The outbreak on the huge Navajo reservation, the nation's largest with 175,000 people, have made people in Gallup nervous. Many see hints of the long-running racism that has divided people in the town for centuries.
"They targeted the people around here. They're going to be coming to Gallup to shop, so they put a stop to that," said Johnnie Henry, who said two of his relatives on the Navajo Nation were apparently infected with COVID-19 while working at a hospital in Gallup. "We kind of look at each other and say, are we the ones bringing it? No, it's all over.
"There's a lot of people who want to go back into Gallup, but they're afraid that they're going to call us names ... say that we are the carriers."
Inside Gallup, the streets are empty, with downtown thoroughfares largely free of cars. The lockdown idled pawn shops, halted informal jewelry sales by walking vendors, and thinned out crowds to a trickle at grocery stores and Walmart.
"The lockdown has been awesome, you don't have to worry about any crowds," said Andrew Sandoval, a delivery worker for Home Depot, as he ducked into a grocery store to buy his wife a cup of coffee.
At Gallup's main hospital, Rehoboth McKinley Christian, the battle against the virus has taken a toll on staff, with 32 infections among employees. The hospital's sole pulmonologist left Wednesday without a replacement, and patients with serious respiratory conditions are being flown to Albuquerque, said Chief Medical Officer Val Wangler.
Meanwhile, the trajectory of the pandemic could hinge on Gallup's homeless population — many of them castaways from the Navajo Nation who are afflicted by alcoholism.
Infections raced through a detox center in early April. Now, free room and board are being offered at four local motels — including the famous El Rancho hotel visited by legendary actor John Wayne and President Ronald Regan — to about 140 homeless patients who are quarantined. They are tested repeatedly before being cleared with a certification card that can let them back into shelters.
Beyond Gallup, New Mexico's statewide stay-at-home order and restrictions on nonessential businesses expire May 15 with uncertainty about what comes next.

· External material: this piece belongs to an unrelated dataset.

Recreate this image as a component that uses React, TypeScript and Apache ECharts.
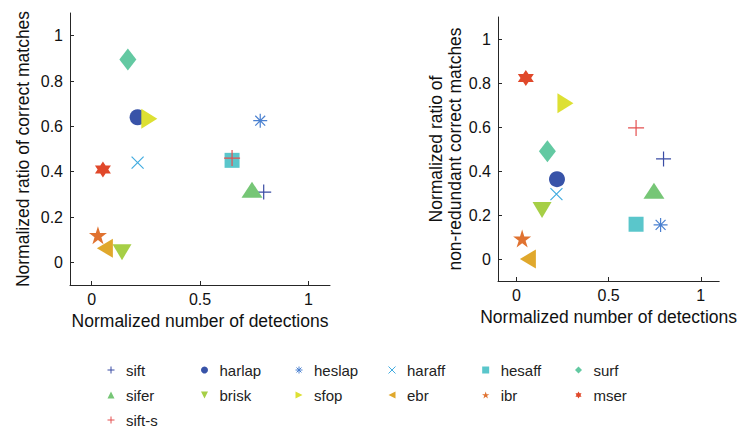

"I'm so confused. What is going to really work, if this doesn't?" said state Sen. George Munoz of Gallup of the community lockdown. He has taken to buying giant pallets of bottled water for indigenous communities with campaign funds. "I don't know the answer."

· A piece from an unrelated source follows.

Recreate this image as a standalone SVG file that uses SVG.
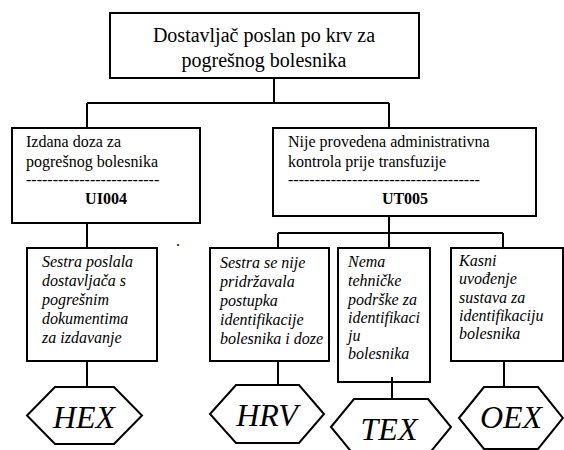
<svg xmlns="http://www.w3.org/2000/svg" width="564" height="450" viewBox="0 0 564 450" font-family="'Liberation Serif', 'Times New Roman', Times, serif">
<style>
.box{fill:#fff;stroke:#000;stroke-width:2}
.conn{stroke:#000;stroke-width:2;fill:none}
text{font-family:'Liberation Serif','Times New Roman',Times,serif;fill:#000}
.title{font-size:20px;text-anchor:middle}
.n{font-size:16px}
.i{font-size:16px;font-style:italic}
.code{font-size:16px;font-weight:bold;text-anchor:middle}
.hx{font-size:32px;font-style:italic;text-anchor:middle}
</style>
<rect width="564" height="450" fill="#fff"/>
<g id="top">
<rect class="box" x="110" y="13" width="309" height="65"/>
<text class="title" x="264" y="42">Dostavljač poslan po krv za</text>
<text class="title" x="264" y="67">pogrešnog bolesnika</text>
</g>
<g id="UI004">
<rect class="box" x="12" y="128" width="188" height="95"/>
<text class="n" x="26" y="147">Izdana doza za</text>
<text class="n" x="26" y="167">pogrešnog bolesnika</text>
<text class="n" x="26" y="185">-------------------------</text>
<text class="code" x="106" y="204">UI004</text>
</g>
<g id="UT005">
<rect class="box" x="273" y="128" width="263" height="88"/>
<text class="n" x="288" y="147">Nije provedena administrativna</text>
<text class="n" x="288" y="167">kontrola prije transfuzije</text>
<text class="n" x="288" y="185">------------------------------------</text>
<text class="code" x="405" y="204">UT005</text>
</g>
<g id="cause-hex">
<rect class="box" x="27" y="248" width="130" height="113"/>
<text class="i" x="42" y="267">Sestra poslala</text>
<text class="i" x="42" y="286">dostavljača s</text>
<text class="i" x="42" y="305">pogrešnim</text>
<text class="i" x="42" y="324">dokumentima</text>
<text class="i" x="42" y="343">za izdavanje</text>
</g>
<g id="cause-hrv">
<rect class="box" x="210" y="248" width="119" height="113"/>
<text class="i" x="220" y="268">Sestra se nije</text>
<text class="i" x="220" y="287">pridržavala</text>
<text class="i" x="220" y="306">postupka</text>
<text class="i" x="220" y="325">identifikacije</text>
<text class="i" x="220" y="344">bolesnika i doze</text>
</g>
<g id="cause-tex">
<rect class="box" x="338" y="248" width="92" height="134"/>
<text class="i" x="348" y="267">Nema</text>
<text class="i" x="348" y="286">tehničke</text>
<text class="i" x="348" y="305">podrške za</text>
<text class="i" x="348" y="323">identifikaci</text>
<text class="i" x="348" y="341">ju</text>
<text class="i" x="348" y="359">bolesnika</text>
</g>
<g id="cause-oex">
<rect class="box" x="451" y="248" width="112" height="113"/>
<text class="i" x="459" y="266">Kasni</text>
<text class="i" x="459" y="284">uvođenje</text>
<text class="i" x="459" y="303">sustava za</text>
<text class="i" x="459" y="321">identifikaciju</text>
<text class="i" x="459" y="339">bolesnika</text>
</g>
<g id="HEX">
<polygon class="box" points="27,415.5 55,387 114,387 142,415.5 114,444 55,444"/>
<text class="hx" x="84" y="428">HEX</text>
</g>
<g id="HRV">
<polygon class="box" points="210,414 236,385 299,385 324,414 299,443 236,443"/>
<text class="hx" x="267" y="426">HRV</text>
</g>
<g id="TEX">
<polygon class="box" points="331,427 354,399 428,399 451,427 428,455 354,455"/>
<text class="hx" x="389" y="440">TEX</text>
</g>
<g id="OEX">
<polygon class="box" points="459,418 484,387 538,387 563,418 538,449 484,449"/>
<text class="hx" x="511" y="428">OEX</text>
</g>
<text class="n" x="176" y="246">.</text>
<g id="connectors" class="conn">
<path d="M274 78V103M87 103H389M87 103V128M389 103V128"/>
<path d="M87 223V248M87 361V387"/>
<path d="M389 216V233M278 233H503M278 233V248M389 233V248M503 233V248"/>
<path d="M278 361V385"/>
<path d="M392 377V399"/>
<path d="M504 361V387"/>
</g>
</svg>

Physician Caleb Lauber opens a conversation with one coronavirus-positive motel border in the Navajo language before administering a nasal swab test to see if the infection persists.

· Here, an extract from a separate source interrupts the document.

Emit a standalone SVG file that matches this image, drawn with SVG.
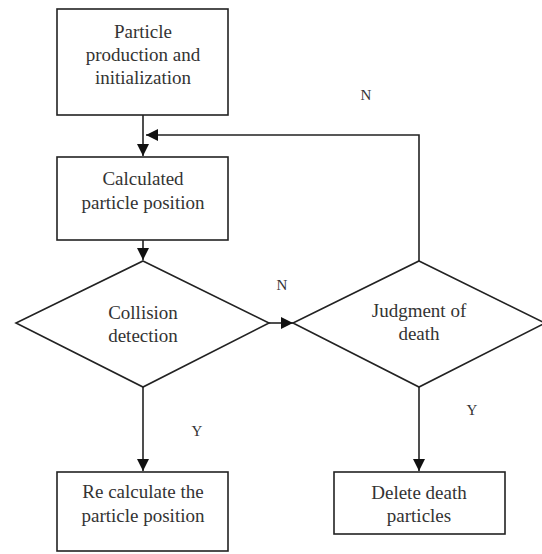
<svg xmlns="http://www.w3.org/2000/svg" width="542" height="554" viewBox="0 0 542 554">
<style>
.shape{fill:#fff;stroke:#222;stroke-width:1.6}
.line{fill:none;stroke:#222;stroke-width:1.6}
.t{font-size:19px;fill:#333;text-anchor:middle}
.lb{font-size:15px;fill:#333;text-anchor:middle}
</style>
<defs>
<marker id="arr" viewBox="0 0 12 12" refX="12" refY="6" markerWidth="12" markerHeight="12" markerUnits="userSpaceOnUse" orient="auto">
<path d="M0,0 L12,6 L0,12 z" fill="#111"/>
</marker>
</defs>
<rect width="542" height="554" fill="#fff"/>
<g font-family="Liberation Serif, DejaVu Serif, serif">
<g id="connectors">
<line class="line" x1="143" y1="115" x2="143" y2="156" marker-end="url(#arr)"/>
<line class="line" x1="143" y1="240" x2="143" y2="260" marker-end="url(#arr)"/>
<line class="line" x1="143" y1="387" x2="143" y2="471" marker-end="url(#arr)"/>
<line class="line" x1="269" y1="323" x2="293" y2="323" marker-end="url(#arr)"/>
<polyline class="line" points="419,261 419,135 146,135" marker-end="url(#arr)"/>
<line class="line" x1="419" y1="387" x2="419" y2="471" marker-end="url(#arr)"/>
<text class="lb" x="366" y="100">N</text>
<text class="lb" x="282" y="290">N</text>
<text class="lb" x="197" y="436">Y</text>
<text class="lb" x="472" y="415">Y</text>
</g>
<g id="init">
<rect class="shape" x="57" y="9" width="171" height="106"/>
<text class="t" x="143" y="38">Particle</text>
<text class="t" x="143" y="61">production and</text>
<text class="t" x="143" y="84">initialization</text>
</g>
<g id="calc">
<rect class="shape" x="57" y="157" width="171" height="83"/>
<text class="t" x="143" y="185">Calculated</text>
<text class="t" x="143" y="209">particle position</text>
</g>
<g id="collision">
<polygon class="shape" points="143,261 269,323 143,387 16,323"/>
<text class="t" x="143" y="319">Collision</text>
<text class="t" x="143" y="342">detection</text>
</g>
<g id="judgment">
<polygon class="shape" points="419,261 545,323 419,387 293,323"/>
<text class="t" x="419" y="317">Judgment of</text>
<text class="t" x="419" y="340">death</text>
</g>
<g id="recalc">
<rect class="shape" x="57" y="472" width="171" height="79"/>
<text class="t" x="143" y="498">Re calculate the</text>
<text class="t" x="143" y="522">particle position</text>
</g>
<g id="delete">
<rect class="shape" x="334" y="472" width="171" height="62"/>
<text class="t" x="419" y="499">Delete death</text>
<text class="t" x="419" y="522">particles</text>
</g>
</g>
</svg>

"There's more than one benefit from doing this," he said. "It allows us the opportunity to ensure that the community is protected."
The program also is financially unsustainable, he said.
"The ideology is good and it makes sense, we just don't have the funds."
South of Gallup at Zuni Pueblo, a tribal community of 800 residents set amid red rock mesas, Lt. Gov. Carleton Bowekaty voiced enthusiastic support for extending the Gallup lockdown further, noting that it keeps more pueblo members safely at home. He said the tribe has stockpiled food staples and water to help support tribal members who have to quarantine after coming into contact with the virus.
He said a COVID-19 outbreak at the pueblo is far from contained, with about 55 infections and 2 deaths amid intensive testing, evening curfews and a daytime roadblock aimed at discouraging nonessential travel to and from the pueblo.
An end to the lockdown in Gallup would likely mean stricter restrictions at Zuni, where Bowekaty says tribal members are struggling to come to terms with the need for social distancing in ceremonial life, including burials.
Thoughts have turned to preserving oral traditions that might be lost with more casualties to the coronavirus.
"How do we capture their knowledge if they pass on?" he asked.